Rather than hand-designing $\mathcal{I}$, the paper frames finding it as optimization. The goal is:

$$\mathcal{I}^* = \arg\max_{\mathcal{I}} \; \mathbb{E}_{\tau \sim \pi_{\mathcal{I}}} \!\left[ \sum_t \gamma^t \, \mathcal{R}_{\mathcal{E}}(S_t, a_t) \right]$$

A measure that maximizes long-term extrinsic reward is, by definition, the most useful guide.

$\mathcal{I}$ is represented as a Python program, not a neural network: interpretable, composable, and discovered subroutines can be reused across generations.

EvoAbstract finds $\mathcal{I}^*$ through a three-step loop over $k = 4$ parallel islands $\mathcal{P}_i$:

1. Evolution ($\mathcal{L}_{var}$, GPT-4o-mini): in each generation, the LLM receives the top-performing programs from island $\mathcal{P}_i$ and generates new candidates.
2. Abstraction ($\mathcal{L}_{abs}$): every 8 iterations, a second LLM analyzes high-scoring programs and extracts reusable subroutines into a per-island library $\text{Lib}_i$. These are then made available to $\mathcal{L}_{var}$ for future generations. Example abstractions discovered: compute_example_balance (a learned applicability-like score) and calculate_uniqueness_score_v2 (a refined novelty measure).
3. Policy evaluation: each candidate runs 16 rollouts inside FERMAT; cumulative extrinsic reward is fitness.

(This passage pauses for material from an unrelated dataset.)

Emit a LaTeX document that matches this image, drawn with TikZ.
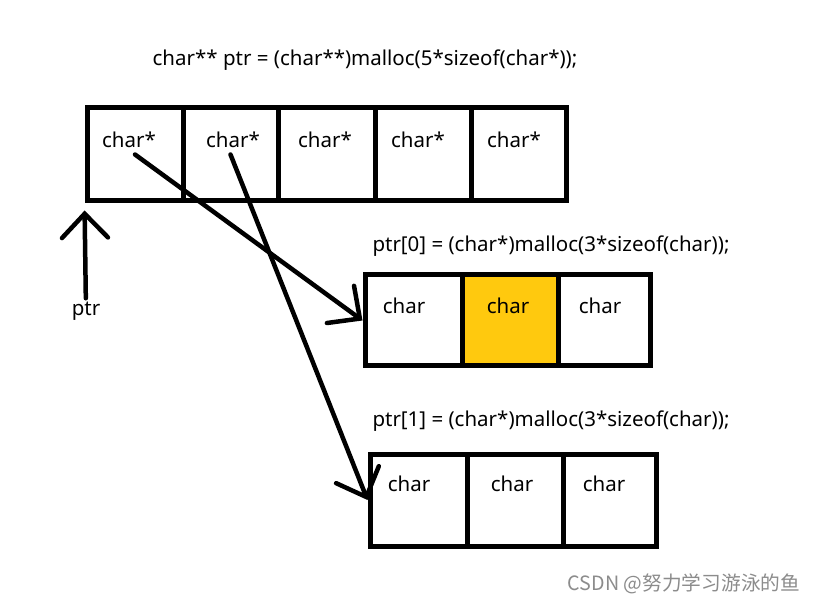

What Did the Agent Actually Discover?

The benchmark $\mathcal{E}$ is itself a knowledge graph: chains of dependencies from primitives all the way up to deep results. The figure below shows the path to primality and related concepts.

Starting from succ_zero_eq (zero, $S$, $=$), the agent independently rediscovered addition, multiplication, divisibility, and the $\tau$ function (count of divisors), without being told any of these concepts exist. From the richer arithmetic_base starting point, powers and primality both emerged on their own.

The learned theories are shown below; purple nodes are ground-truth matches.

In $\mathbb{F}_{27}$, the agent found ff_sum_three_times but stalled before the characteristic-3 conjecture: that result requires a derivation chain longer than the current policy template supports, pointing to a clear direction for future work.

Results

Average ground-truth entities recovered per episode (higher is better).

EvoAbstract and FunSearch both dominate all static baselines by a large margin. The best HR heuristic (comprehensibility) and even the best of 64 GPT-4o programs score below 10 on every domain; evolutionary search is decisive.

On arithmetic_base, EvoAbstract edges ahead of FunSearch (23.98 vs 22.41): the abstraction library pays off when the domain is rich enough to reward composable sub-computations. On the other two domains, EvoAbstract optimizes quickly early on but plateaus sooner. Once $\text{Lib}_i$ solidifies, $\mathcal{L}_{var}$ struggles to generate sufficiently diverse programs, a phenomenon the authors call “abstraction lock-in.”

In conclusion, the paper’s interestingness measure discovered by evolutionary search outperforms decades of manually crafted heuristics, signifying that interestingness can be learned.